The stampede at the Citadelle Laferrière in northern Haiti unfolded on Saturday during what officials described as an annual Easter gathering at the 19th-century UNESCO World Heritage site near the town of Milot. The event had been advertised on social media — local media cited TikTok in particular — drawing an exceptional crowd of students and young visitors to one of the country’s most recognizable landmarks.

Culture Minister Emmanuel Ménard said preliminary findings pointed to a catastrophic bottleneck at the entrance. “While some people wanted to leave, others were trying to enter,” Ménard said in an audio message. “People began pushing. Some fell, and others trampled over them. Consequently, some people died from suffocation.”

Heavy rain appeared to trigger the surge, according to officials. Some local media also carried unconfirmed reports that police used teargas to break up a fight near the citadel, which may have intensified the panic. Those accounts have not been independently verified.

A death toll that could still rise

The provisional count stood at 30 as of Saturday evening, according to Ménard. Jean Henri Petit, head of civil protection for Haiti’s Nord department, told the newspaper Le Nouvelliste that the number could climb further because a significant number of people remained unaccounted for.

Of the 30 confirmed dead, 13 bodies were recovered at the fortress and 17 had been transported to a nearby hospital, Ménard said. Several dozen injured were receiving treatment at medical centres across the region. HaitiLibre reported that the Sacré-Cœur hospital in Milot received the bodies of young people brought in by emergency services, and that witnesses on the ground suggested the final count could exceed 50 — a figure officials have not confirmed.

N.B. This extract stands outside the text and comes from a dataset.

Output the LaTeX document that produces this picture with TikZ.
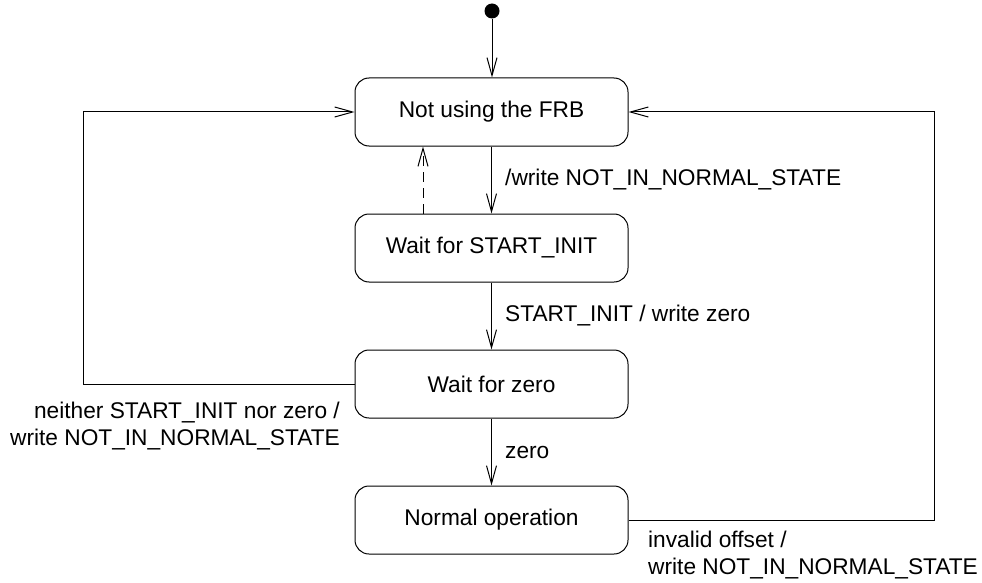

A fortress built to defend

The Citadelle Laferrière occupies a singular place in Haiti’s national story. Commissioned by Henri Christophe — Haiti’s first and longest-reigning king — shortly after the country won independence from France, the massive stone stronghold took more than a decade to build. It was the anchor of a network of fortifications designed to repel a possible French invasion that never came.

The fortress appears on Haitian currency, postage stamps, and tourism promotions. Listed as a UNESCO World Heritage site in 1982, it draws visitors primarily from within Haiti — a point of pride in a country with little domestic tourism infrastructure. The northern region around the citadel is considered one of the more stable parts of Haiti, even as gang violence has convulsed the capital, Port-au-Prince, and other areas.

Ménard said the site would remain closed to visitors until further notice.

A country already under strain

The tragedy comes as Haiti contends with compounding crises. It remains the poorest country in the Western Hemisphere, battered by successive disasters: a 2021 earthquake that killed roughly 2,000 people, a fuel tank explosion that same year that claimed 90 lives, and another fuel blast in 2024 that killed two dozen.

Gang violence has killed thousands and displaced huge numbers of civilians, while security forces have waged an increasingly deadly crackdown. That instability complicates even routine emergency responses. After Saturday’s stampede, the Cap-Haïtien municipal commission dispatched an ambulance and support teams through what it described as inter-municipal solidarity — a phrase that underscores how fragmented the country’s emergency infrastructure remains.

Economic pressures have sharpened further in recent weeks. On April 2, the government announced fuel price increases of 37 percent for diesel and 29 percent for gasoline, driven by rising global oil costs linked to the conflict in Iran. Supply chains have been disrupted, transport costs have doubled, and millions of undernourished people have been forced to cut back on already scarce meals, according to The Guardian.

The office of Prime Minister Alix Didier Fils-Aimé expressed “deep sorrow and immense sadness” and said all relevant authorities had been mobilised. The government called on citizens to remain calm while an investigation continues.

What caused the bottleneck at the citadel entrance — and whether crowd management and security protocols were adequate for the gathering’s size — will be central questions for the inquiry Ménard has promised. For now, a site built to protect Haitians from foreign invasion has become the scene of one of the country’s worst civilian disasters in recent memory.